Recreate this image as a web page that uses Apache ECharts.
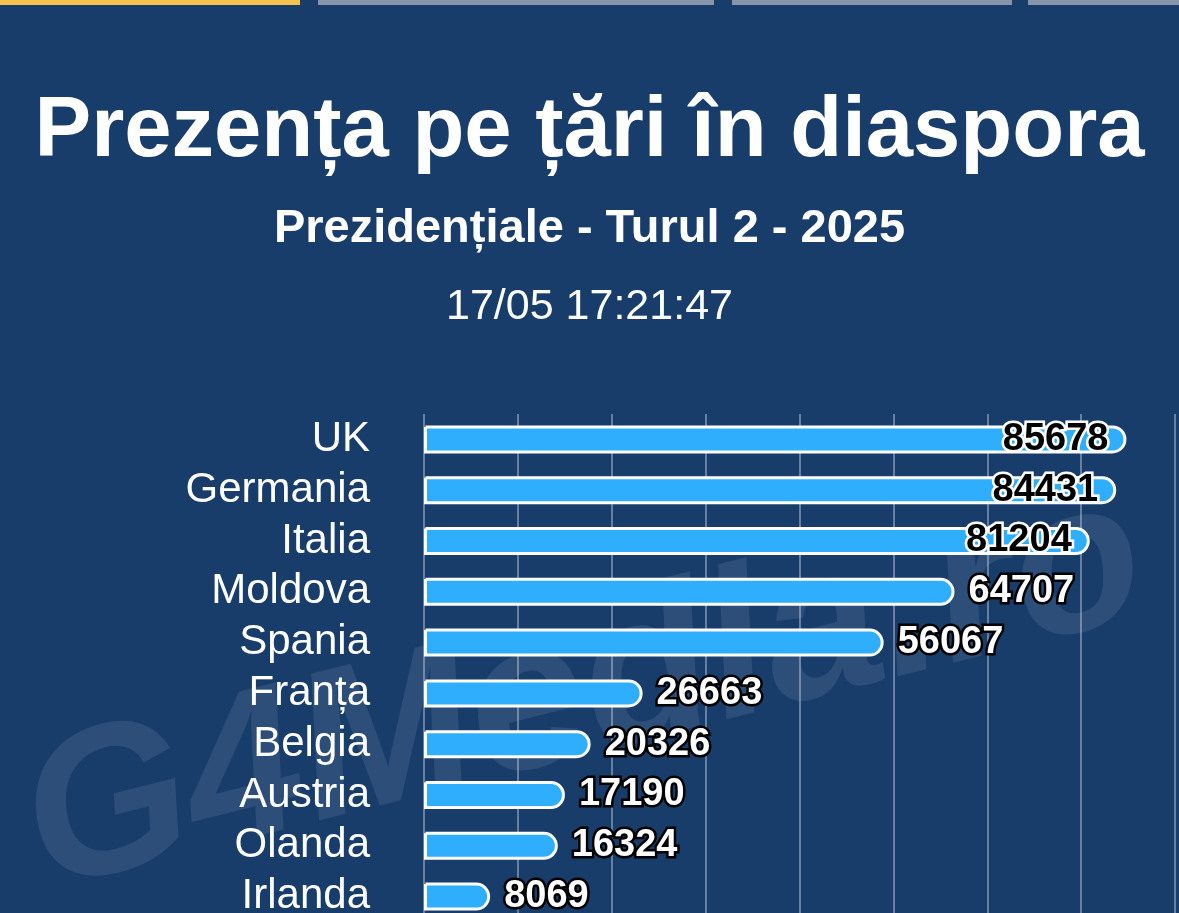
<!DOCTYPE html>
<html>
<head>
<meta charset="utf-8">
<script src="https://cdn.jsdelivr.net/npm/echarts@6/dist/echarts.min.js"></script>
<style>
  html, body { margin: 0; padding: 0; background: #183d6b; overflow: hidden; }
  #chart { width: 1179px; height: 922px; }
</style>
</head>
<body>
<div id="chart"></div>
<script>
  var countries = ['UK', 'Germania', 'Italia', 'Moldova', 'Spania', 'Franța', 'Belgia', 'Austria', 'Olanda', 'Irlanda'];
  var votes = [85678, 84431, 81204, 64707, 56067, 26663, 20326, 17190, 16324, 8069];
  // labels of the longest bars sit inside the bar end
  var insideCount = 3;

  var chart = echarts.init(document.getElementById('chart'));

  var barData = votes.map(function (v, i) {
    if (i < insideCount) {
      return {
        value: v,
        label: {
          position: 'insideRight',
          distance: 18,
          color: '#000',
          textBorderColor: '#fff'
        }
      };
    }
    return v;
  });

  chart.setOption({
    backgroundColor: '#183d6b',
    title: [{
      text: 'Prezența pe țări în diaspora',
      left: 'center',
      top: 85,
      textStyle: { color: '#fff', fontSize: 85, fontWeight: 'bold', fontFamily: 'Liberation Sans' }
    }, {
      text: 'Prezidențiale - Turul 2 - 2025',
      left: 'center',
      top: 201,
      textStyle: { color: '#fff', fontSize: 47, fontWeight: 'bold', fontFamily: 'Liberation Sans' }
    }, {
      text: '17/05 17:21:47',
      left: 'center',
      top: 281,
      textStyle: { color: '#fff', fontSize: 43, fontWeight: 'normal', fontFamily: 'Liberation Sans' }
    }],
    graphic: [
      { type: 'rect', shape: { x: 0, y: 0, width: 300, height: 5 }, style: { fill: '#f2c14e' } },
      { type: 'rect', shape: { x: 318, y: 0, width: 396, height: 5 }, style: { fill: '#8796ad' } },
      { type: 'rect', shape: { x: 732, y: 0, width: 280, height: 5 }, style: { fill: '#8796ad' } },
      { type: 'rect', shape: { x: 1028, y: 0, width: 151, height: 5 }, style: { fill: '#8796ad' } },
      {
        type: 'text',
        x: 55, y: 935,
        rotation: Math.PI * 14 / 180,
        z: -1,
        style: {
          text: 'G4Media.ro',
          fill: 'rgba(255,255,255,0.09)',
          font: 'italic bold 210px "Liberation Sans"',
          textVerticalAlign: 'bottom'
        }
      }
    ],
    grid: { left: 424, right: 4, top: 414, bottom: 0 },
    xAxis: {
      type: 'value',
      min: 0,
      max: 91600,
      interval: 11450,
      axisLabel: { show: false },
      axisLine: { show: false },
      axisTick: { show: false },
      splitLine: { lineStyle: { color: 'rgba(200,210,225,0.45)', width: 2 } }
    },
    yAxis: {
      type: 'category',
      inverse: true,
      data: countries,
      axisLine: { show: false },
      axisTick: { show: false },
      axisLabel: { interval: 0, color: '#fff', fontSize: 42, fontFamily: 'Liberation Sans', margin: 54 }
    },
    series: [{
      type: 'bar',
      data: barData,
      barWidth: 28,
      itemStyle: {
        color: '#2eaefc',
        borderColor: '#fff',
        borderWidth: 3,
        borderRadius: [0, 14, 14, 0]
      },
      label: {
        show: true,
        position: 'right',
        distance: 14,
        color: '#fff',
        fontSize: 38,
        fontWeight: 'bold',
        fontFamily: 'Liberation Sans',
        textBorderColor: '#000',
        textBorderWidth: 5
      }
    }]
  });
</script>
</body>
</html>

--------

Problem description -> Extract, word for word, each line from the top of the data down to and including the line with "var chart = echarts.init(document.getElementById('chart'));"; skip the pictures.

Answer ->
Recreate this image as a web page that uses Apache ECharts.
<!DOCTYPE html>
<html>
<head>
<meta charset="utf-8">
<script src="https://cdn.jsdelivr.net/npm/echarts@6/dist/echarts.min.js"></script>
<style>
  html, body { margin: 0; padding: 0; background: #183d6b; overflow: hidden; }
  #chart { width: 1179px; height: 922px; }
</style>
</head>
<body>
<div id="chart"></div>
<script>
  var countries = ['UK', 'Germania', 'Italia', 'Moldova', 'Spania', 'Franța', 'Belgia', 'Austria', 'Olanda', 'Irlanda'];
  var votes = [85678, 84431, 81204, 64707, 56067, 26663, 20326, 17190, 16324, 8069];
  // labels of the longest bars sit inside the bar end
  var insideCount = 3;

  var chart = echarts.init(document.getElementById('chart'));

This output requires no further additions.